Rechtsanwalt Vonnemann wird bei der Immobilie seiner Wahl, in der Clausewitzstraße 3, Nebenkosten von 1,80 Euro je Quadratmeter bezahlen. Auch die Miete in der kleinen Straße zwischen Olivaer- und Adenauerplatz wird das Budget der Kanzlei nur mit 11,25 Euro je Quadratmeter und Monat belasten. Die Räume sind insgesamt 140 Quadratmeter groß, und der Vermieter reißt auf eigene Kosten noch eine Wand nieder, damit das Büro den Ansprüchen des neuen Mieters gerecht wird. Darüber hinaus macht der Eigentümer keine Zugeständnisse. Anders als bei Abnehmern von 300 Quadratmetern und mehr, die Immobilien-Eigentümern allerhand abverlangen können (siehe Kasten).

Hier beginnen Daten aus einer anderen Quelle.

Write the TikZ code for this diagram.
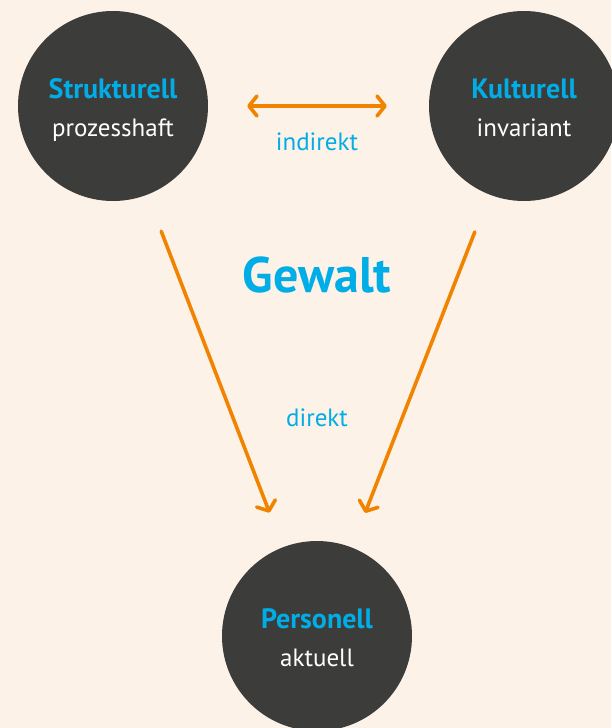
\documentclass[tikz,border=0pt]{standalone}
\usepackage{fontspec}
\setmainfont{PT Sans}
\usepackage{xcolor}
\usepackage{tikz}
\usetikzlibrary{arrows.meta, positioning, calc}
\definecolor{cBG}{HTML}{FDF2E8}
\definecolor{cDARK}{HTML}{3C3C3B}
\definecolor{cBLUE}{HTML}{00ADE6}
\definecolor{cARROW}{HTML}{F08300}
\newcommand{\forcettl}[1]{{\fontsize{28}{38}\bfseries\selectfont\color{cBLUE}\rule{0pt}{34pt}#1}}

\begin{document}
\begin{tikzpicture}[x=1pt, y=-1pt,
  force/.style={circle, fill=cDARK, minimum size=190pt, inner sep=0pt, align=center, text=white,
    font=\fontsize{25}{38}\selectfont},
  link/.style={draw=cARROW, line width=3.6pt, line cap=round,
    arrows={-Straight Barb[length=8pt, width=20pt, line cap=round, line join=round]}},
  lbl/.style={text=cBLUE, font=\fontsize{25}{28}\selectfont}
]
\useasboundingbox[fill=cBG] (0,0) rectangle (611,728);

\node[force] (struk) at (113,106) {\forcettl{Strukturell}\\prozesshaft\strut};
\node[force] (kult)  at (524,106) {\forcettl{Kulturell}\\invariant\strut};
\node[force] (pers)  at (317,636) {\forcettl{Personell}\\aktuell\strut};

\draw[link, arrows={Straight Barb[length=8pt, width=20pt, line cap=round, line join=round]-Straight Barb[length=8pt, width=20pt, line cap=round, line join=round]},
  shorten <=39pt, shorten >=42pt] (struk) -- (kult);
\draw[link, shorten <=39pt, shorten >=37pt] (struk) -- (pers);
\draw[link, shorten <=40pt, shorten >=37pt] (kult) -- (pers);

\node[lbl] (indirekt) at (317,142) {indirekt};
\node[text=cBLUE, font=\fontsize{50}{54}\bfseries\selectfont] (gewalt) at (317,275) {Gewalt};
\node[lbl] (direkt) at (317,418) {direkt};
\end{tikzpicture}
\end{document}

Doch für solche „Incentives“ ist in der Clausewitzstraße angesichts des guten Zuschnitts der Bürofläche wohl auch der Preis zu niedrig: Nur 20 der 140 Quadratmeter sind eingeschränkt nutzbar, weil sie als Flur, WC und Teeküche dienen. In sechs von sieben Zimmern könnte ein eigenständiger Arbeitsplatz eingerichtet werden, weil jedes von dem kurzen Flur aus begehbar ist.

Diese große so genannte „Flächeneffizienz“ ist ungewöhnlich für einen Altbau. Damit werben üblicherweise Immobilien wie die „Leibniz-Kolonnaden“. Die beiden Häuser wurden nach Plänen des Berliner Architekten Hans Kollhoff errichtet und waren für den Rechtsanwalt eine ernsthafte Alternative. Zumal auch die Miete mit einer Verhandlungsbasis von 15 Euro je Quadratmeter konkurrenzfähig war. Doch in dem Neubau waren nur noch Büros mit 97 oder mehr als 184 Quadratmetern zu haben.

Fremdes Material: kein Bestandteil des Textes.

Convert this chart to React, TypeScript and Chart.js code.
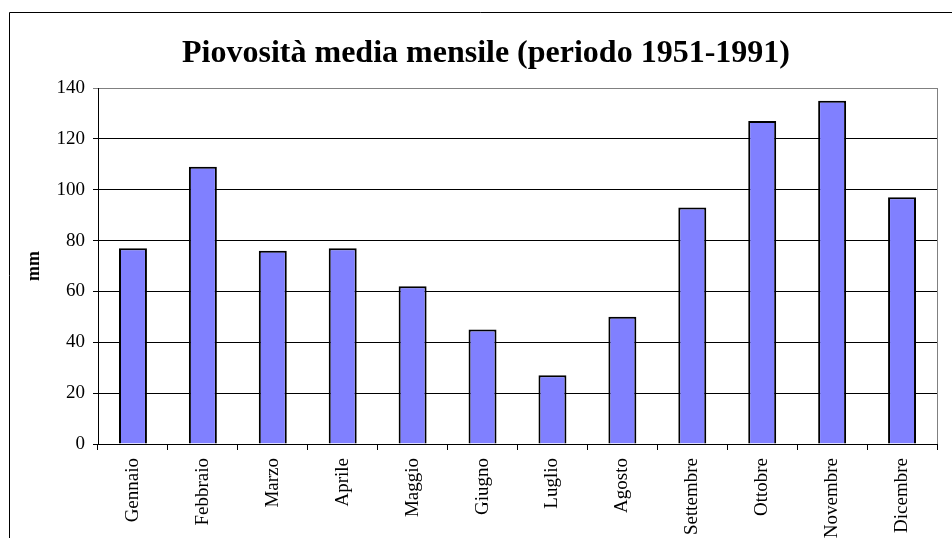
import React, { useEffect, useRef } from "react";
import { Chart, registerables } from "chart.js";

Chart.register(...registerables);

const months = [
  "Gennaio", "Febbraio", "Marzo", "Aprile", "Maggio", "Giugno",
  "Luglio", "Agosto", "Settembre", "Ottobre", "Novembre", "Dicembre",
];
const rainfall = [77, 109, 76, 77, 62, 45, 27, 50, 93, 127, 135, 97];
const titleText = "Piovosità media mensile (periodo 1951-1991)";
const yAxisTitle = "mm";
const yMin = 0;
const yMax = 140;
const yStep = 20;

const SERIF = "'Liberation Serif', 'Times New Roman', serif";

const framePlugin = {
  id: "frame",
  beforeDraw(chart: any) {
    const { ctx, width, height } = chart;
    ctx.save();
    ctx.fillStyle = "#fff";
    ctx.fillRect(0, 0, width, height);
    ctx.strokeStyle = "#000";
    ctx.lineWidth = 1;
    ctx.beginPath();
    ctx.moveTo(9.5, height);
    ctx.lineTo(9.5, 12.5);
    ctx.lineTo(width, 12.5);
    ctx.stroke();
    // chart title
    ctx.fillStyle = "#000";
    ctx.font = `bold 32px ${SERIF}`;
    ctx.textAlign = "center";
    ctx.textBaseline = "alphabetic";
    ctx.fillText(titleText, 486, 62);
    ctx.restore();
  },
  afterDatasetsDraw(chart: any) {
    const { ctx, chartArea } = chart;
    ctx.save();
    ctx.strokeStyle = "#808080";
    ctx.lineWidth = 1;
    ctx.beginPath();
    const x = Math.round(chartArea.right) + 0.5;
    ctx.moveTo(x, chartArea.top);
    ctx.lineTo(x, chartArea.bottom);
    ctx.stroke();
    ctx.restore();
  },
};

export default function App() {
  const ref = useRef<HTMLCanvasElement | null>(null);
  useEffect(() => {
    if (!ref.current) return;
    const chart = new Chart(ref.current, {
      type: "bar",
      data: {
        labels: months,
        datasets: [
          {
            data: rainfall,
            backgroundColor: "#8080FF",
            borderColor: "#000",
            borderWidth: 2,
            categoryPercentage: 1,
            barPercentage: 0.4,
          },
        ],
      },
      options: {
        responsive: false,
        animation: false,
        devicePixelRatio: 1,
        layout: { padding: { left: 9, top: 88, right: 15, bottom: 0 } },
        plugins: {
          legend: { display: false },
          tooltip: { enabled: false },
          title: { display: false },
        },
        scales: {
          x: {
            afterFit(scale: any) {
              scale.height = 94;
            },
            grid: {
              display: true,
              drawOnChartArea: false,
              drawTicks: true,
              tickLength: 6,
              color: "#000",
              offset: true,
            },
            border: { display: true, color: "#000", width: 1 },
            ticks: {
              color: "#000",
              font: { family: SERIF, size: 19 },
              minRotation: 90,
              maxRotation: 90,
              autoSkip: false,
              padding: 8,
            },
          },
          y: {
            min: yMin,
            max: yMax,
            afterFit(scale: any) {
              scale.width = 89;
            },
            grid: {
              color: (c: any) => (c.tick && c.tick.value === yMax ? "#808080" : "#000"),
              drawTicks: true,
              tickLength: 5,
              lineWidth: 1,
            },
            border: { display: true, color: "#000", width: 1 },
            ticks: {
              stepSize: yStep,
              color: "#000",
              font: { family: SERIF, size: 19 },
              padding: 8,
            },
            title: {
              display: true,
              text: yAxisTitle,
              color: "#000",
              font: { family: SERIF, size: 18, weight: "bold" },
              padding: { top: 15, bottom: 0 },
            },
          },
        },
      },
      plugins: [framePlugin],
    });
    return () => chart.destroy();
  }, []);
  return (
    <div style={{ position: "fixed", left: 0, top: 0, width: 952, height: 538, background: "#fff" }}>
      <canvas ref={ref} width={952} height={538} style={{ display: "block" }} />
    </div>
  );
}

Dagegen bevorzugte die Ehefrau des Rechtsanwaltes das Büro in der Meinekestraße. Denn das lag im dritten Obergeschoss „schön hell und sonnig“. Doch der Rechtsanwalt und seine zwei Angestellten suchen genau das Gegenteil. Das Büro in der Clausewitzstraße liegt im Hochparterre. „Da blendet die Sonne nicht auf den Bildschirmen, und im Sommer wird das Büro nicht zum Brutkasten.“

Eigentlich habe er einen Dreijahresvertrag abschließen wollen, berichtet Vonnemann. Am Ende einigte er sich mit dem Vermieter auf fünf Jahre. Anders als Wohnungsmieter können Nutzer gewerblicher Flächen nicht vorzeitig aus einem einmal abgeschlossenen Vertrag aussteigen. Wer während des Berlin-Booms 1996 einen zehnjährigen Vertrag unterzeichnete, zahlt heute doppelt so viel wie ein neuer Mieter im selben Gebäude. Pacta sunt servanda - Vertrag ist Vertrag.

Den Kompromiss bei der Vertragslaufzeit ging Rechtsanwalt Vonnemann ohne große Bedenken ein: „In den nächsten fünf Jahren werden die Mieten in Berlin nicht dramatisch steigen“, glaubt er. Für seine Kanzlei wird er, wie bei gewerblichen Mietverträgen auch sonst üblich, jedes Jahr etwas mehr zahlen müssen. Eine Vertragsklausel sieht vor, dass die Miete mit dem vom Statistischen Bundesamt herausgegebenen Preisindex für Lebenshaltungskosten steigt. Doch die Gefahr einer hohen Inflation ist zurzeit gering. Konjunkturforscher fürchten sogar, dass die Preise fallen könnten. „Und wenn diese Deflation wirklich kommt“, unkt Vonnemann, „sinkt meine Miete vielleicht am Ende noch.